::: Data extract

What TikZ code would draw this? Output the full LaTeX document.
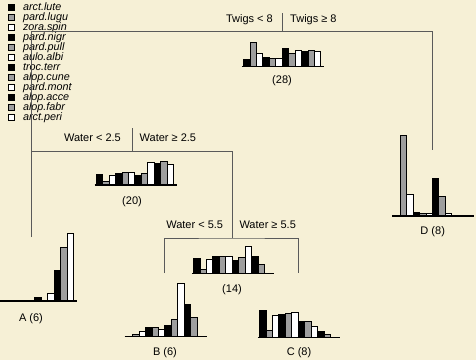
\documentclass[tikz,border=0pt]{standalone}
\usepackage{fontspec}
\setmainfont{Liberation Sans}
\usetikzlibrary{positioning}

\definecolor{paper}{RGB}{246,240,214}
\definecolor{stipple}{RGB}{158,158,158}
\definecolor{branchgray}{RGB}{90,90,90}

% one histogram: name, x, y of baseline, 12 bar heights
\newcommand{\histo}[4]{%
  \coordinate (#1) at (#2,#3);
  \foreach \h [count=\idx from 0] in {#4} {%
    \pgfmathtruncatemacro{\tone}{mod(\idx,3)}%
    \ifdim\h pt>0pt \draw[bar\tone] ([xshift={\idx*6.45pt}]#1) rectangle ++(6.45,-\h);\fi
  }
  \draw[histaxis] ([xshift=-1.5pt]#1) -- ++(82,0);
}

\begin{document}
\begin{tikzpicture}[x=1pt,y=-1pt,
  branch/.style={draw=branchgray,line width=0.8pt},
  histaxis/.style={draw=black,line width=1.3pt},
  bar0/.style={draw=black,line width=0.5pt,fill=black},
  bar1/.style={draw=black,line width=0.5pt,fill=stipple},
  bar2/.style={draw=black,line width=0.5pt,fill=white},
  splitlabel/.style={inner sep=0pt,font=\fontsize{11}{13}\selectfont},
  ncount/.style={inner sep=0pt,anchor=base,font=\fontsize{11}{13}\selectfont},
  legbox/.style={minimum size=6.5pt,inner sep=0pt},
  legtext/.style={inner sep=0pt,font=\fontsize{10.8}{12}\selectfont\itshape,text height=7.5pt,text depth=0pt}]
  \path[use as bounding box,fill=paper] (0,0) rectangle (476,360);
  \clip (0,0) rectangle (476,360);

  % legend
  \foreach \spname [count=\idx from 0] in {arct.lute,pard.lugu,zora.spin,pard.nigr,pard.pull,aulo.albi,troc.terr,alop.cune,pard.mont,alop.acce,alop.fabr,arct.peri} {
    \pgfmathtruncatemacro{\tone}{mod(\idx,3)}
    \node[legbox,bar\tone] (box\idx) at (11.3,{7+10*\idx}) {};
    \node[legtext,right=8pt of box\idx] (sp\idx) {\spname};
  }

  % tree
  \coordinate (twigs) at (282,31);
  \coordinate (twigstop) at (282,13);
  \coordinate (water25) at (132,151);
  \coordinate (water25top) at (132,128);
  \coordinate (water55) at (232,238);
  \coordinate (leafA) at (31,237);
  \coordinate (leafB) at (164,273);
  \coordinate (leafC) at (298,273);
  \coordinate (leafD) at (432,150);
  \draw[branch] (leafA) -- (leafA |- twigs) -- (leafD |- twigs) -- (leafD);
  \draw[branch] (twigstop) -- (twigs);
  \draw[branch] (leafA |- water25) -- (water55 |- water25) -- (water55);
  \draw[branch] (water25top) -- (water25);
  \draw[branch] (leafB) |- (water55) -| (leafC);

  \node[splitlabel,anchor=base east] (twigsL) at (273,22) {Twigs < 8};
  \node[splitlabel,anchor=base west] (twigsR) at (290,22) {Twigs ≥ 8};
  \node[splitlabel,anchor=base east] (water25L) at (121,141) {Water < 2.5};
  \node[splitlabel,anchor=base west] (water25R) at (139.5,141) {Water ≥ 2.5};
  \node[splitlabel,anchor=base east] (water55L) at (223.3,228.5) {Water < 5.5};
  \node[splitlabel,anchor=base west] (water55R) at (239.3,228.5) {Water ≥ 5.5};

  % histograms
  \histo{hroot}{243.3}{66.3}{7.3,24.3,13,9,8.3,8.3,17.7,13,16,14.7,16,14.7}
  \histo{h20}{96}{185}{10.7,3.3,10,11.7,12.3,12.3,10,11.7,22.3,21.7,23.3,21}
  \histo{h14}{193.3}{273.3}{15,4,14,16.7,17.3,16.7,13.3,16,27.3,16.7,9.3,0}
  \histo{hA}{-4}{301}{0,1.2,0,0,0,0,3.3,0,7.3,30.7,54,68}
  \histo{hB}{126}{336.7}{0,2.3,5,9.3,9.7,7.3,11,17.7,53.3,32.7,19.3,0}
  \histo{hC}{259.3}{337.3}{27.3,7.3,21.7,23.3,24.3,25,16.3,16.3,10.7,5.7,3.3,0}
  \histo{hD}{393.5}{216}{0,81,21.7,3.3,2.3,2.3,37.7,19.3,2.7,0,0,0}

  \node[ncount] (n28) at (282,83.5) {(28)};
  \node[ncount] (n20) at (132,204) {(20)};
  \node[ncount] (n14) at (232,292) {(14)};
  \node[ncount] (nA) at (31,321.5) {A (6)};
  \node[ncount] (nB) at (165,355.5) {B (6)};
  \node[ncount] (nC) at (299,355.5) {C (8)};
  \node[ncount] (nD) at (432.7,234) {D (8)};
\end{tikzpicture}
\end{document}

::::::

Restate the data above exactly, stripping out each image.

### Full response
What TikZ code would draw this? Output the full LaTeX document.
\documentclass[tikz,border=0pt]{standalone}
\usepackage{fontspec}
\setmainfont{Liberation Sans}
\usetikzlibrary{positioning}

\definecolor{paper}{RGB}{246,240,214}
\definecolor{stipple}{RGB}{158,158,158}
\definecolor{branchgray}{RGB}{90,90,90}

% one histogram: name, x, y of baseline, 12 bar heights
\newcommand{\histo}[4]{%
  \coordinate (#1) at (#2,#3);
  \foreach \h [count=\idx from 0] in {#4} {%
    \pgfmathtruncatemacro{\tone}{mod(\idx,3)}%
    \ifdim\h pt>0pt \draw[bar\tone] ([xshift={\idx*6.45pt}]#1) rectangle ++(6.45,-\h);\fi
  }
  \draw[histaxis] ([xshift=-1.5pt]#1) -- ++(82,0);
}

\begin{document}
\begin{tikzpicture}[x=1pt,y=-1pt,
  branch/.style={draw=branchgray,line width=0.8pt},
  histaxis/.style={draw=black,line width=1.3pt},
  bar0/.style={draw=black,line width=0.5pt,fill=black},
  bar1/.style={draw=black,line width=0.5pt,fill=stipple},
  bar2/.style={draw=black,line width=0.5pt,fill=white},
  splitlabel/.style={inner sep=0pt,font=\fontsize{11}{13}\selectfont},
  ncount/.style={inner sep=0pt,anchor=base,font=\fontsize{11}{13}\selectfont},
  legbox/.style={minimum size=6.5pt,inner sep=0pt},
  legtext/.style={inner sep=0pt,font=\fontsize{10.8}{12}\selectfont\itshape,text height=7.5pt,text depth=0pt}]
  \path[use as bounding box,fill=paper] (0,0) rectangle (476,360);
  \clip (0,0) rectangle (476,360);

  % legend
  \foreach \spname [count=\idx from 0] in {arct.lute,pard.lugu,zora.spin,pard.nigr,pard.pull,aulo.albi,troc.terr,alop.cune,pard.mont,alop.acce,alop.fabr,arct.peri} {
    \pgfmathtruncatemacro{\tone}{mod(\idx,3)}
    \node[legbox,bar\tone] (box\idx) at (11.3,{7+10*\idx}) {};
    \node[legtext,right=8pt of box\idx] (sp\idx) {\spname};
  }

  % tree
  \coordinate (twigs) at (282,31);
  \coordinate (twigstop) at (282,13);
  \coordinate (water25) at (132,151);
  \coordinate (water25top) at (132,128);
  \coordinate (water55) at (232,238);
  \coordinate (leafA) at (31,237);
  \coordinate (leafB) at (164,273);
  \coordinate (leafC) at (298,273);
  \coordinate (leafD) at (432,150);
  \draw[branch] (leafA) -- (leafA |- twigs) -- (leafD |- twigs) -- (leafD);
  \draw[branch] (twigstop) -- (twigs);
  \draw[branch] (leafA |- water25) -- (water55 |- water25) -- (water55);
  \draw[branch] (water25top) -- (water25);
  \draw[branch] (leafB) |- (water55) -| (leafC);

  \node[splitlabel,anchor=base east] (twigsL) at (273,22) {Twigs < 8};
  \node[splitlabel,anchor=base west] (twigsR) at (290,22) {Twigs ≥ 8};
  \node[splitlabel,anchor=base east] (water25L) at (121,141) {Water < 2.5};
  \node[splitlabel,anchor=base west] (water25R) at (139.5,141) {Water ≥ 2.5};
  \node[splitlabel,anchor=base east] (water55L) at (223.3,228.5) {Water < 5.5};
  \node[splitlabel,anchor=base west] (water55R) at (239.3,228.5) {Water ≥ 5.5};

  % histograms
  \histo{hroot}{243.3}{66.3}{7.3,24.3,13,9,8.3,8.3,17.7,13,16,14.7,16,14.7}
  \histo{h20}{96}{185}{10.7,3.3,10,11.7,12.3,12.3,10,11.7,22.3,21.7,23.3,21}
  \histo{h14}{193.3}{273.3}{15,4,14,16.7,17.3,16.7,13.3,16,27.3,16.7,9.3,0}
  \histo{hA}{-4}{301}{0,1.2,0,0,0,0,3.3,0,7.3,30.7,54,68}
  \histo{hB}{126}{336.7}{0,2.3,5,9.3,9.7,7.3,11,17.7,53.3,32.7,19.3,0}
  \histo{hC}{259.3}{337.3}{27.3,7.3,21.7,23.3,24.3,25,16.3,16.3,10.7,5.7,3.3,0}
  \histo{hD}{393.5}{216}{0,81,21.7,3.3,2.3,2.3,37.7,19.3,2.7,0,0,0}

  \node[ncount] (n28) at (282,83.5) {(28)};
  \node[ncount] (n20) at (132,204) {(20)};
  \node[ncount] (n14) at (232,292) {(14)};
  \node[ncount] (nA) at (31,321.5) {A (6)};
  \node[ncount] (nB) at (165,355.5) {B (6)};
  \node[ncount] (nC) at (299,355.5) {C (8)};
  \node[ncount] (nD) at (432.7,234) {D (8)};
\end{tikzpicture}
\end{document}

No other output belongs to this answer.